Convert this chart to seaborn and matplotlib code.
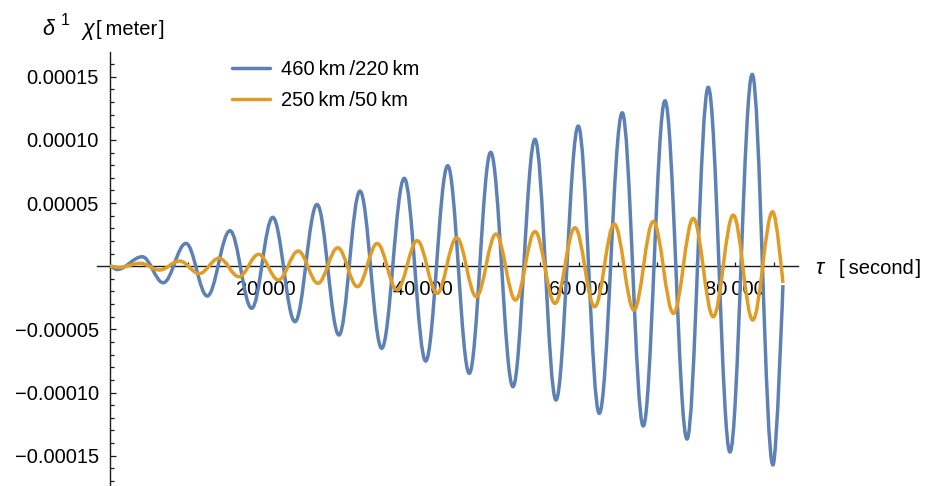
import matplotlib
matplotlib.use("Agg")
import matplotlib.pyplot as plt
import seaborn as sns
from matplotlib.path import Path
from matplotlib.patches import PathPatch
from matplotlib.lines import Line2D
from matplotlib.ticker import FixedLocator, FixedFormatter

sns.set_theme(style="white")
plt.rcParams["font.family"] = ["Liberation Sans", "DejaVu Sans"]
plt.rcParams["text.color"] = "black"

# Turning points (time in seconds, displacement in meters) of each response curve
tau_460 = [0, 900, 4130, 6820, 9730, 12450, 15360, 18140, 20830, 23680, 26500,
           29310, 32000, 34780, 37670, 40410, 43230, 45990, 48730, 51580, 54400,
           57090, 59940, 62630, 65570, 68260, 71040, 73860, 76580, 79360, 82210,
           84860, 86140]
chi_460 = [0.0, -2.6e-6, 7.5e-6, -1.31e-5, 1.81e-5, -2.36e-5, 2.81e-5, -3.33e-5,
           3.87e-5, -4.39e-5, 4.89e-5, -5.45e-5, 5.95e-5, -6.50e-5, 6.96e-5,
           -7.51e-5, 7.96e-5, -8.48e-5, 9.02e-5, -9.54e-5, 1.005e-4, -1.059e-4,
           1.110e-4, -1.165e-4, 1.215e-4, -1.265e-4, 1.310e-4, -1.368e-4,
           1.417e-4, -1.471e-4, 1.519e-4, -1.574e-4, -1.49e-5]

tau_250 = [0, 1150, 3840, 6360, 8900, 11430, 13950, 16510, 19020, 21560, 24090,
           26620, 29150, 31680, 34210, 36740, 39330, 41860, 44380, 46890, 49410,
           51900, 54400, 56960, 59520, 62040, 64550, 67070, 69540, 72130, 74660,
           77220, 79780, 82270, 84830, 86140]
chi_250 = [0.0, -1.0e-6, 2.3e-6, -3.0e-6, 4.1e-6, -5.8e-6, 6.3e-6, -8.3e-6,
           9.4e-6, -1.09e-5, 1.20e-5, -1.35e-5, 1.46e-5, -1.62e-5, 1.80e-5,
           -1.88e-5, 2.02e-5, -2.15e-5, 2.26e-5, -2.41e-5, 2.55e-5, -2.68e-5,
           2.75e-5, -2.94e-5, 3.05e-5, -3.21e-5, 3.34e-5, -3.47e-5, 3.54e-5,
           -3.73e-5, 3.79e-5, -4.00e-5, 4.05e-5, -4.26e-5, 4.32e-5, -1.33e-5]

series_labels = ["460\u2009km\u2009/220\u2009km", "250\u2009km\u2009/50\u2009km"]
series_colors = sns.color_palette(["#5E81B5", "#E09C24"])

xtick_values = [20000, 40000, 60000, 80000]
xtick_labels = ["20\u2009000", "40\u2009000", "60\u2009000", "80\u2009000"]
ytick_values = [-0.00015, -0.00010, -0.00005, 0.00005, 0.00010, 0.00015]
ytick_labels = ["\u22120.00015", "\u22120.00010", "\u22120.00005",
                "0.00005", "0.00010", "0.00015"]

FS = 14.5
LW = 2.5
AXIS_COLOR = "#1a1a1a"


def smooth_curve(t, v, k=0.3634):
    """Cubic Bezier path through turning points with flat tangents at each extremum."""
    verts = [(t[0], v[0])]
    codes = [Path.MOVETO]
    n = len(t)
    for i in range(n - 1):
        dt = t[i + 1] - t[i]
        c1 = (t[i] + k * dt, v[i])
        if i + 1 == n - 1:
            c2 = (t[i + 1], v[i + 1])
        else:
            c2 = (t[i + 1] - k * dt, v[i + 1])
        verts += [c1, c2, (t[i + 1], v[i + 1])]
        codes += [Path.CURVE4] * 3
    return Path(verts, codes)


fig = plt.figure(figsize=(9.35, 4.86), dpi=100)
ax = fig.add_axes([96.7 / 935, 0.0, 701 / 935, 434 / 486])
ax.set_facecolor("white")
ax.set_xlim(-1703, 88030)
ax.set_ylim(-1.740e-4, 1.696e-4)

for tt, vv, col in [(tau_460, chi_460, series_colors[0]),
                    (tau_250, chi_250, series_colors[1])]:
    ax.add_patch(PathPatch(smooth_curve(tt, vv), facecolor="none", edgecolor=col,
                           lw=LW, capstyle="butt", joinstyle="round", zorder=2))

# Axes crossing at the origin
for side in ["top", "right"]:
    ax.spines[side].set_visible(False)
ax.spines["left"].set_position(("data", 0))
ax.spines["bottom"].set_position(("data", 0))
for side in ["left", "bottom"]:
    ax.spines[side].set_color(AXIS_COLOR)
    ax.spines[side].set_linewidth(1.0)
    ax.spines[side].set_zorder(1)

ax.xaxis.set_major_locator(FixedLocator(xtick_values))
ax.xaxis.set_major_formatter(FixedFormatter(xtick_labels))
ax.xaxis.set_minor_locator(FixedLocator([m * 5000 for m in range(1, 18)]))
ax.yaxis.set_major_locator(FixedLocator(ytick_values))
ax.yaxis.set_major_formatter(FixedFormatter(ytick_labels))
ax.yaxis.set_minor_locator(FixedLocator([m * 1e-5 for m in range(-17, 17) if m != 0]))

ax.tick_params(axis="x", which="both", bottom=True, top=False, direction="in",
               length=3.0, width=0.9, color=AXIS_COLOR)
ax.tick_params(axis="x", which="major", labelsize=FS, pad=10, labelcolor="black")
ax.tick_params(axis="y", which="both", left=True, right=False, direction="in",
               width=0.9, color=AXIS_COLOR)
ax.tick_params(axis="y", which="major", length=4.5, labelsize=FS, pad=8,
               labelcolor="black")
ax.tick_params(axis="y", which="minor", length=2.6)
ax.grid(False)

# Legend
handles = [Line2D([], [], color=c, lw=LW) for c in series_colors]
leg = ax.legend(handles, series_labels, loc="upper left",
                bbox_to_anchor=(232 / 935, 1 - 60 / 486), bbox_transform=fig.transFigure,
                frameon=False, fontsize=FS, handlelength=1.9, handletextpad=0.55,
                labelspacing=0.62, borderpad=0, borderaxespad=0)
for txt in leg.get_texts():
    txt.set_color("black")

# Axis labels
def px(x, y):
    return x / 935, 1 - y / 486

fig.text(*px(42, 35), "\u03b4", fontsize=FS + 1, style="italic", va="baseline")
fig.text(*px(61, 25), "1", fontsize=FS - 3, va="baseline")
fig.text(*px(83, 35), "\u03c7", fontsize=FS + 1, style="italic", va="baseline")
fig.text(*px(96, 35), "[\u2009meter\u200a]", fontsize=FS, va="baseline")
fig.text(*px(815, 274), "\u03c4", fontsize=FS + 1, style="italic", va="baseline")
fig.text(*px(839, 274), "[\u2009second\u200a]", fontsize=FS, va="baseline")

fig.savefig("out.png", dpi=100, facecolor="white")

• • •

What you need to do:
In your copy, leave out the pictures and reproduce the material above exactly.

Solved exercise:
Convert this chart to seaborn and matplotlib code.
import matplotlib
matplotlib.use("Agg")
import matplotlib.pyplot as plt
import seaborn as sns
from matplotlib.path import Path
from matplotlib.patches import PathPatch
from matplotlib.lines import Line2D
from matplotlib.ticker import FixedLocator, FixedFormatter

sns.set_theme(style="white")
plt.rcParams["font.family"] = ["Liberation Sans", "DejaVu Sans"]
plt.rcParams["text.color"] = "black"

# Turning points (time in seconds, displacement in meters) of each response curve
tau_460 = [0, 900, 4130, 6820, 9730, 12450, 15360, 18140, 20830, 23680, 26500,
           29310, 32000, 34780, 37670, 40410, 43230, 45990, 48730, 51580, 54400,
           57090, 59940, 62630, 65570, 68260, 71040, 73860, 76580, 79360, 82210,
           84860, 86140]
chi_460 = [0.0, -2.6e-6, 7.5e-6, -1.31e-5, 1.81e-5, -2.36e-5, 2.81e-5, -3.33e-5,
           3.87e-5, -4.39e-5, 4.89e-5, -5.45e-5, 5.95e-5, -6.50e-5, 6.96e-5,
           -7.51e-5, 7.96e-5, -8.48e-5, 9.02e-5, -9.54e-5, 1.005e-4, -1.059e-4,
           1.110e-4, -1.165e-4, 1.215e-4, -1.265e-4, 1.310e-4, -1.368e-4,
           1.417e-4, -1.471e-4, 1.519e-4, -1.574e-4, -1.49e-5]

tau_250 = [0, 1150, 3840, 6360, 8900, 11430, 13950, 16510, 19020, 21560, 24090,
           26620, 29150, 31680, 34210, 36740, 39330, 41860, 44380, 46890, 49410,
           51900, 54400, 56960, 59520, 62040, 64550, 67070, 69540, 72130, 74660,
           77220, 79780, 82270, 84830, 86140]
chi_250 = [0.0, -1.0e-6, 2.3e-6, -3.0e-6, 4.1e-6, -5.8e-6, 6.3e-6, -8.3e-6,
           9.4e-6, -1.09e-5, 1.20e-5, -1.35e-5, 1.46e-5, -1.62e-5, 1.80e-5,
           -1.88e-5, 2.02e-5, -2.15e-5, 2.26e-5, -2.41e-5, 2.55e-5, -2.68e-5,
           2.75e-5, -2.94e-5, 3.05e-5, -3.21e-5, 3.34e-5, -3.47e-5, 3.54e-5,
           -3.73e-5, 3.79e-5, -4.00e-5, 4.05e-5, -4.26e-5, 4.32e-5, -1.33e-5]

series_labels = ["460\u2009km\u2009/220\u2009km", "250\u2009km\u2009/50\u2009km"]
series_colors = sns.color_palette(["#5E81B5", "#E09C24"])

xtick_values = [20000, 40000, 60000, 80000]
xtick_labels = ["20\u2009000", "40\u2009000", "60\u2009000", "80\u2009000"]
ytick_values = [-0.00015, -0.00010, -0.00005, 0.00005, 0.00010, 0.00015]
ytick_labels = ["\u22120.00015", "\u22120.00010", "\u22120.00005",
                "0.00005", "0.00010", "0.00015"]

FS = 14.5
LW = 2.5
AXIS_COLOR = "#1a1a1a"


def smooth_curve(t, v, k=0.3634):
    """Cubic Bezier path through turning points with flat tangents at each extremum."""
    verts = [(t[0], v[0])]
    codes = [Path.MOVETO]
    n = len(t)
    for i in range(n - 1):
        dt = t[i + 1] - t[i]
        c1 = (t[i] + k * dt, v[i])
        if i + 1 == n - 1:
            c2 = (t[i + 1], v[i + 1])
        else:
            c2 = (t[i + 1] - k * dt, v[i + 1])
        verts += [c1, c2, (t[i + 1], v[i + 1])]
        codes += [Path.CURVE4] * 3
    return Path(verts, codes)


fig = plt.figure(figsize=(9.35, 4.86), dpi=100)
ax = fig.add_axes([96.7 / 935, 0.0, 701 / 935, 434 / 486])
ax.set_facecolor("white")
ax.set_xlim(-1703, 88030)
ax.set_ylim(-1.740e-4, 1.696e-4)

for tt, vv, col in [(tau_460, chi_460, series_colors[0]),
                    (tau_250, chi_250, series_colors[1])]:
    ax.add_patch(PathPatch(smooth_curve(tt, vv), facecolor="none", edgecolor=col,
                           lw=LW, capstyle="butt", joinstyle="round", zorder=2))

# Axes crossing at the origin
for side in ["top", "right"]:
    ax.spines[side].set_visible(False)
ax.spines["left"].set_position(("data", 0))
ax.spines["bottom"].set_position(("data", 0))
for side in ["left", "bottom"]:
    ax.spines[side].set_color(AXIS_COLOR)
    ax.spines[side].set_linewidth(1.0)
    ax.spines[side].set_zorder(1)

ax.xaxis.set_major_locator(FixedLocator(xtick_values))
ax.xaxis.set_major_formatter(FixedFormatter(xtick_labels))
ax.xaxis.set_minor_locator(FixedLocator([m * 5000 for m in range(1, 18)]))
ax.yaxis.set_major_locator(FixedLocator(ytick_values))
ax.yaxis.set_major_formatter(FixedFormatter(ytick_labels))
ax.yaxis.set_minor_locator(FixedLocator([m * 1e-5 for m in range(-17, 17) if m != 0]))

ax.tick_params(axis="x", which="both", bottom=True, top=False, direction="in",
               length=3.0, width=0.9, color=AXIS_COLOR)
ax.tick_params(axis="x", which="major", labelsize=FS, pad=10, labelcolor="black")
ax.tick_params(axis="y", which="both", left=True, right=False, direction="in",
               width=0.9, color=AXIS_COLOR)
ax.tick_params(axis="y", which="major", length=4.5, labelsize=FS, pad=8,
               labelcolor="black")
ax.tick_params(axis="y", which="minor", length=2.6)
ax.grid(False)

# Legend
handles = [Line2D([], [], color=c, lw=LW) for c in series_colors]
leg = ax.legend(handles, series_labels, loc="upper left",
                bbox_to_anchor=(232 / 935, 1 - 60 / 486), bbox_transform=fig.transFigure,
                frameon=False, fontsize=FS, handlelength=1.9, handletextpad=0.55,
                labelspacing=0.62, borderpad=0, borderaxespad=0)
for txt in leg.get_texts():
    txt.set_color("black")

# Axis labels
def px(x, y):
    return x / 935, 1 - y / 486

fig.text(*px(42, 35), "\u03b4", fontsize=FS + 1, style="italic", va="baseline")
fig.text(*px(61, 25), "1", fontsize=FS - 3, va="baseline")
fig.text(*px(83, 35), "\u03c7", fontsize=FS + 1, style="italic", va="baseline")
fig.text(*px(96, 35), "[\u2009meter\u200a]", fontsize=FS, va="baseline")
fig.text(*px(815, 274), "\u03c4", fontsize=FS + 1, style="italic", va="baseline")
fig.text(*px(839, 274), "[\u2009second\u200a]", fontsize=FS, va="baseline")

fig.savefig("out.png", dpi=100, facecolor="white")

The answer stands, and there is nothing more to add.